Data segment:
··········

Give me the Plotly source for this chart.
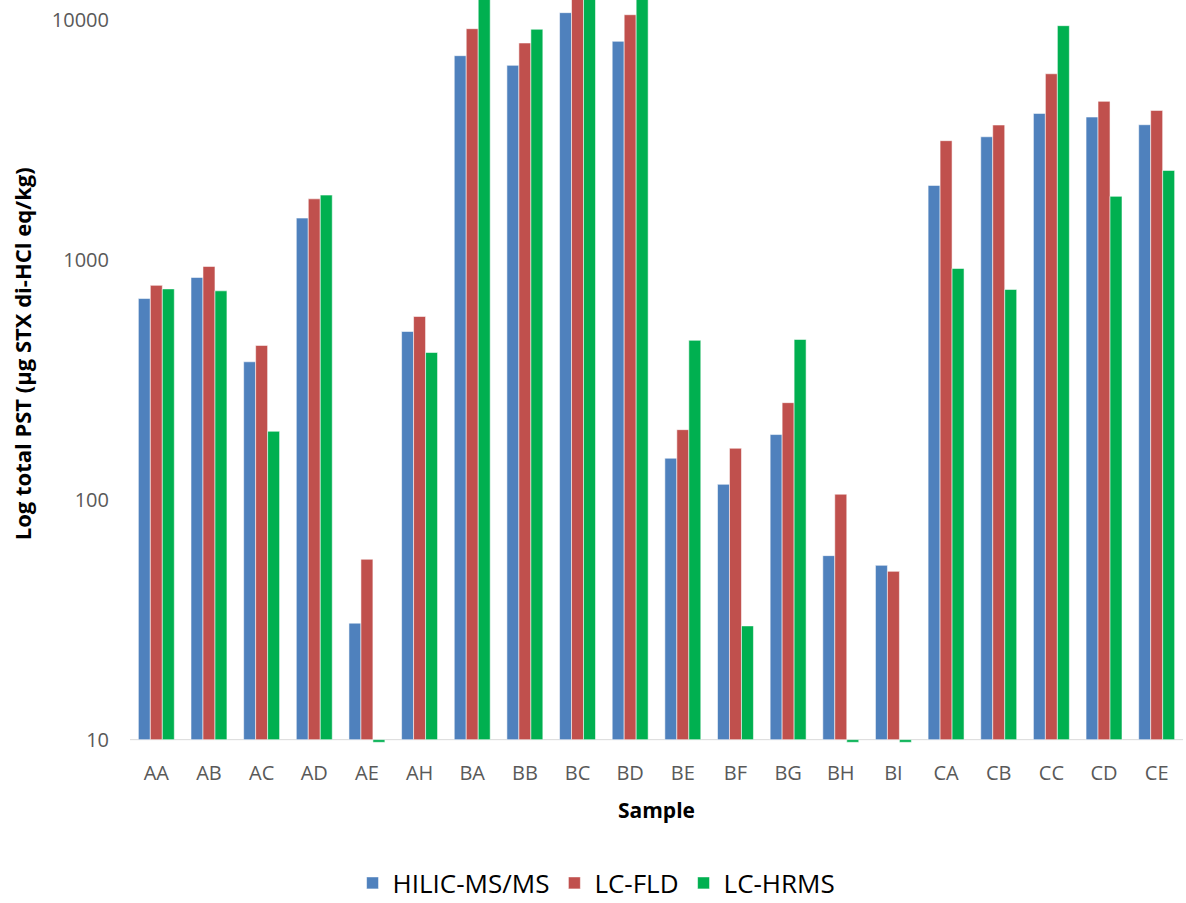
import math
import plotly.graph_objects as go

samples = ["AA", "AB", "AC", "AD", "AE", "AH", "BA", "BB", "BC", "BD",
           "BE", "BF", "BG", "BH", "BI", "CA", "CB", "CC", "CD", "CE"]

hilic = [690, 845, 376, 1494, 30.6, 503, 7100, 6470, 10730, 8150,
         149, 116, 187, 58.5, 53.3, 2044, 3260, 4080, 3940, 3660]
lcfld = [783, 939, 440, 1797, 56.5, 581, 9200, 8020, 12800, 10520,
         196, 164, 254, 105.5, 50.3, 3140, 3650, 5970, 4580, 4200]
lchrms = [757, 743, 193, 1863, 9.75, 411, 12500, 9150, 13500, 13000,
          462, 29.8, 466, 9.75, 9.75, 921, 753, 9470, 1840, 2360]

series_names = ["HILIC-MS/MS", "LC-FLD", "LC-HRMS"]
series_values = [hilic, lcfld, lchrms]
series_colors = ["#4F81BD", "#C0504D", "#00B050"]

axis_min = 10
tick_vals = [10, 100, 1000, 10000]
tick_text = ["10", "100", "1000", "10000"]

FONT = "Open Sans"

fig = go.Figure()
for name, vals, col in zip(series_names, series_values, series_colors):
    fig.add_trace(go.Bar(
        x=samples,
        y=[v - axis_min for v in vals],
        base=axis_min,
        name=name,
        marker=dict(color=col, line=dict(color="rgba(255,255,255,0.55)", width=1)),
        customdata=vals,
        hovertemplate="%{x}: %{customdata}<extra>" + name + "</extra>",
    ))

fig.add_shape(type="line", xref="paper", x0=0, x1=1, yref="y", y0=axis_min, y1=axis_min,
              line=dict(color="#D9D9D9", width=1), layer="below")

fig.add_annotation(
    text="<b>Log total PST (µg STX di-HCl eq/kg)</b>",
    textangle=-90, xref="paper", yref="paper",
    x=(22 - 130) / 1053, y=(744.6 - 354) / 744.6,
    xanchor="center", yanchor="middle", showarrow=False,
    font=dict(family=FONT, size=22, color="#000000"),
)

fig.update_layout(
    width=1186, height=903,
    margin=dict(l=130, r=3, t=0, b=158),
    paper_bgcolor="white", plot_bgcolor="white",
    barmode="group", bargap=0.317, bargroupgap=0,
    font=dict(family=FONT, color="#595959"),
    showlegend=True,
    legend=dict(orientation="h", xref="container", yref="container",
                x=0.503, xanchor="center", y=1 - 883 / 903, yanchor="middle",
                font=dict(family=FONT, size=26, color="#000000"), itemclick=False),
    xaxis=dict(showgrid=False, showline=False, ticks="", zeroline=False, automargin=False,
               tickfont=dict(family=FONT, size=20, color="#595959"),
               ticklabelstandoff=14,
               title=dict(text="<b>Sample</b>", standoff=18,
                          font=dict(family=FONT, size=21, color="#000000"))),
    yaxis=dict(type="log", range=[math.log10(9.5), 4.0834], showgrid=False, showline=False,
               zeroline=False, ticks="", tickvals=tick_vals, ticktext=tick_text,
               automargin=False,
               tickfont=dict(family=FONT, size=20, color="#595959"),
               ticklabelstandoff=20),
)

fig.write_html("out.html", config={"displayModeBar": False},
               post_script="document.body.style.margin='0';document.body.style.overflow='hidden';")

··········

Leave the pictures out and output the rest of the listing exactly.

Completed exercise:
Give me the Plotly source for this chart.
import math
import plotly.graph_objects as go

samples = ["AA", "AB", "AC", "AD", "AE", "AH", "BA", "BB", "BC", "BD",
           "BE", "BF", "BG", "BH", "BI", "CA", "CB", "CC", "CD", "CE"]

hilic = [690, 845, 376, 1494, 30.6, 503, 7100, 6470, 10730, 8150,
         149, 116, 187, 58.5, 53.3, 2044, 3260, 4080, 3940, 3660]
lcfld = [783, 939, 440, 1797, 56.5, 581, 9200, 8020, 12800, 10520,
         196, 164, 254, 105.5, 50.3, 3140, 3650, 5970, 4580, 4200]
lchrms = [757, 743, 193, 1863, 9.75, 411, 12500, 9150, 13500, 13000,
          462, 29.8, 466, 9.75, 9.75, 921, 753, 9470, 1840, 2360]

series_names = ["HILIC-MS/MS", "LC-FLD", "LC-HRMS"]
series_values = [hilic, lcfld, lchrms]
series_colors = ["#4F81BD", "#C0504D", "#00B050"]

axis_min = 10
tick_vals = [10, 100, 1000, 10000]
tick_text = ["10", "100", "1000", "10000"]

FONT = "Open Sans"

fig = go.Figure()
for name, vals, col in zip(series_names, series_values, series_colors):
    fig.add_trace(go.Bar(
        x=samples,
        y=[v - axis_min for v in vals],
        base=axis_min,
        name=name,
        marker=dict(color=col, line=dict(color="rgba(255,255,255,0.55)", width=1)),
        customdata=vals,
        hovertemplate="%{x}: %{customdata}<extra>" + name + "</extra>",
    ))

fig.add_shape(type="line", xref="paper", x0=0, x1=1, yref="y", y0=axis_min, y1=axis_min,
              line=dict(color="#D9D9D9", width=1), layer="below")

fig.add_annotation(
    text="<b>Log total PST (µg STX di-HCl eq/kg)</b>",
    textangle=-90, xref="paper", yref="paper",
    x=(22 - 130) / 1053, y=(744.6 - 354) / 744.6,
    xanchor="center", yanchor="middle", showarrow=False,
    font=dict(family=FONT, size=22, color="#000000"),
)

fig.update_layout(
    width=1186, height=903,
    margin=dict(l=130, r=3, t=0, b=158),
    paper_bgcolor="white", plot_bgcolor="white",
    barmode="group", bargap=0.317, bargroupgap=0,
    font=dict(family=FONT, color="#595959"),
    showlegend=True,
    legend=dict(orientation="h", xref="container", yref="container",
                x=0.503, xanchor="center", y=1 - 883 / 903, yanchor="middle",
                font=dict(family=FONT, size=26, color="#000000"), itemclick=False),
    xaxis=dict(showgrid=False, showline=False, ticks="", zeroline=False, automargin=False,
               tickfont=dict(family=FONT, size=20, color="#595959"),
               ticklabelstandoff=14,
               title=dict(text="<b>Sample</b>", standoff=18,
                          font=dict(family=FONT, size=21, color="#000000"))),
    yaxis=dict(type="log", range=[math.log10(9.5), 4.0834], showgrid=False, showline=False,
               zeroline=False, ticks="", tickvals=tick_vals, ticktext=tick_text,
               automargin=False,
               tickfont=dict(family=FONT, size=20, color="#595959"),
               ticklabelstandoff=20),
)

fig.write_html("out.html", config={"displayModeBar": False},
               post_script="document.body.style.margin='0';document.body.style.overflow='hidden';")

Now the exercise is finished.